Pour
en finir avec l’autofiction – du moins sur ce blog – je vais aborder le cas de
ma mère qui, elle aussi, pensait que son histoire serait intéressante à lire.
Elle parlait de son enfance, une enfance à la Dickens sur laquelle se projetait
l’ombre d’une grande absente : la mère. Une enfance malheureuse à
laquelle, moi, j’avais échappé. Ce n’était pas tant la deuxième guerre
mondiale, l’Occupation où elle avait par périodes crevé de faim avec ses frères
qui, à ses yeux, conférait à son enfance l’épithète de malheureuse qu’une
histoire familiale compliquée. Et c’est un euphémisme.
Les
instituteurs se liguèrent contre ces enfants, infoutus de se rendre compte que
la petite fille savait lire à 5 ans et que son frère possédait un don inné pour
la physique. Voir sur le blog Ecouter
avant d'écrire.
Maman
disait : « Je vois un titre : La petite Roques. » Quand on s’appelle Roques quoi de plus
naturel ? Elle ignorait que le titre était déjà pris par un certain Guy de
Maupassant sans s à la fin mais sa trace s’était sans doute imprimée dans sa
mémoire inconsciente. Dans la nouvelle de ce conteur de génie, la petite Roque
est une petite paysanne retrouvée violée et étranglée par le facteur du
village. Les enquêteurs et le maire sont à la recherche de l’assassin. Je n’en
dis pas plus au cas où vous ne connaîtriez pas encore le fin mot de l’histoire.
Maupassant n’aurait certes pas dit spoiler
mais serait d’accord pour ne pas gâcher le plaisir du lecteur. Pour en revenir
à ma mère et à l’an quarante, je trouvai, dès mon plus jeune âge, qu’il y avait
en effet matière à tenir un auditoire en haleine. Je peux toujours supposer que
ma mère aurait souhaité que je prenne la plume pour raconter ce qu’elle avait
vécu. Paradoxalement, Maman n’était pas habitée par ma passion du passé et des
archives. Je doute qu’elle se soit demandé comment avaient vécu ses ancêtres.
Quand,
il y a quatre ans, son frère lui a annoncé un cancer du pancréas et qu’elle a
voulu le faire enterrer dans le caveau de mes arrière-grands-parents (que j’ai
connus) j’ai retrouvé parmi les occupants une trisaïeule partie de Miremont
(31) avec son époux travailler à Paris (où mon arrière-grand-mère est née).
C’est cette trisaïeule qui a transmis le plus ancien de mes souvenirs
familiaux : la famine pendant la commune et la mise à mort du chien pour
en faire un repas au goût infâme.

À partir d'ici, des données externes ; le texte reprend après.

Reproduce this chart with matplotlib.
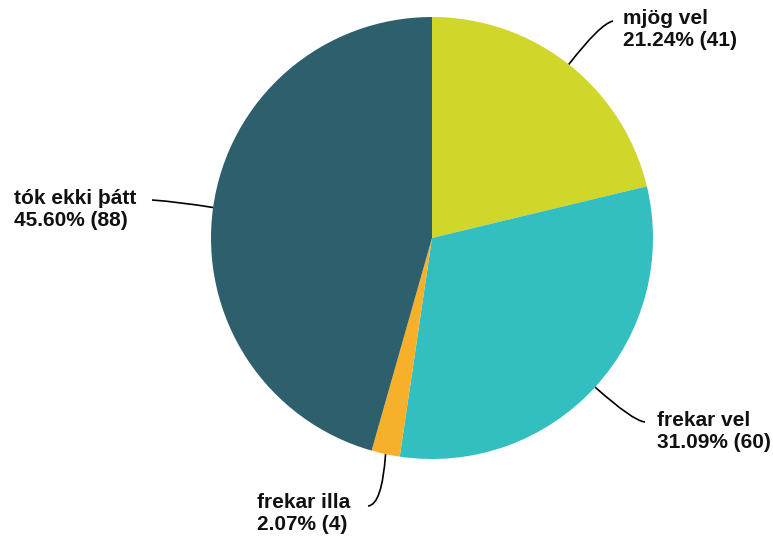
import numpy as np
import matplotlib.pyplot as plt
from matplotlib.path import Path
from matplotlib.patches import PathPatch

# svör
labels = ['mjög vel', 'frekar vel', 'frekar illa', 'tók ekki þátt']
counts = [41, 60, 4, 88]
colors = ['#d0d62a', '#33bec0', '#f7b02a', '#2e5f6c']

W, H = 773, 541
fig = plt.figure(figsize=(W / 100, H / 100), dpi=100)
ax = fig.add_axes([0, 0, 1, 1])
ax.set_aspect('equal')

cx, cy, r = 432, H - 238, 221
wedges, _ = ax.pie(counts, colors=colors, startangle=90, counterclock=False,
                   center=(cx, cy), radius=r, frame=True,
                   wedgeprops=dict(linewidth=0))
ax.set_xlim(0, W)
ax.set_ylim(0, H)
ax.axis('off')

total = sum(counts)
# (control point, end point, text pos) in pixel coords, y down
layout = [
    ((600, 24), (613, 21), (623, 18)),
    ((633, 421), (645, 422), (657, 420)),
    ((382, 505), (368, 506), (257, 502)),
    ((180, 202), (152, 200), (14, 198)),
]

for w, n, lab, (ctrl, end, tpos) in zip(wedges, counts, labels, layout):
    mid = np.deg2rad((w.theta1 + w.theta2) / 2)
    sx, sy = cx + r * np.cos(mid), cy + r * np.sin(mid)
    verts = [(sx, sy), (ctrl[0], H - ctrl[1]), (end[0], H - end[1])]
    p = Path(verts, [Path.MOVETO, Path.CURVE3, Path.CURVE3])
    ax.add_patch(PathPatch(p, fc='none', ec='black', lw=1.2))
    pct = n / total * 100
    ax.text(tpos[0], H - tpos[1] - 12, f'{lab}\n{pct:.2f}% ({n})',
            ha='left', va='center', fontsize=15, fontweight='bold',
            family='Liberation Sans', color='#111111', linespacing=1.2)

fig.savefig('out.png', dpi=100)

Malheureusement la maladie puis le décès
fulgurant de mon oncle a déclenché chez Maman le cancer du sang qui devait
l’emporter au bout de 9 mois.
Maman
partie, je n’ai pas eu le cœur d’écrire cette enfance qu’elle qualifiait de
malheureuse, marquée par l’ombre une grande absente. Toutefois je me suis
tournée vers les horizons familiaux de l’absente, riches d’une histoire
romantique que je prévois d’écrire. J’ai commencé des recherches généalogiques
et j’ai fini par tomber sur le pot aux roses. Que je ne vous dévoilerai pas.
Parce que je suis romancière et que, pour un romancier, spoiler n’est pas jouer.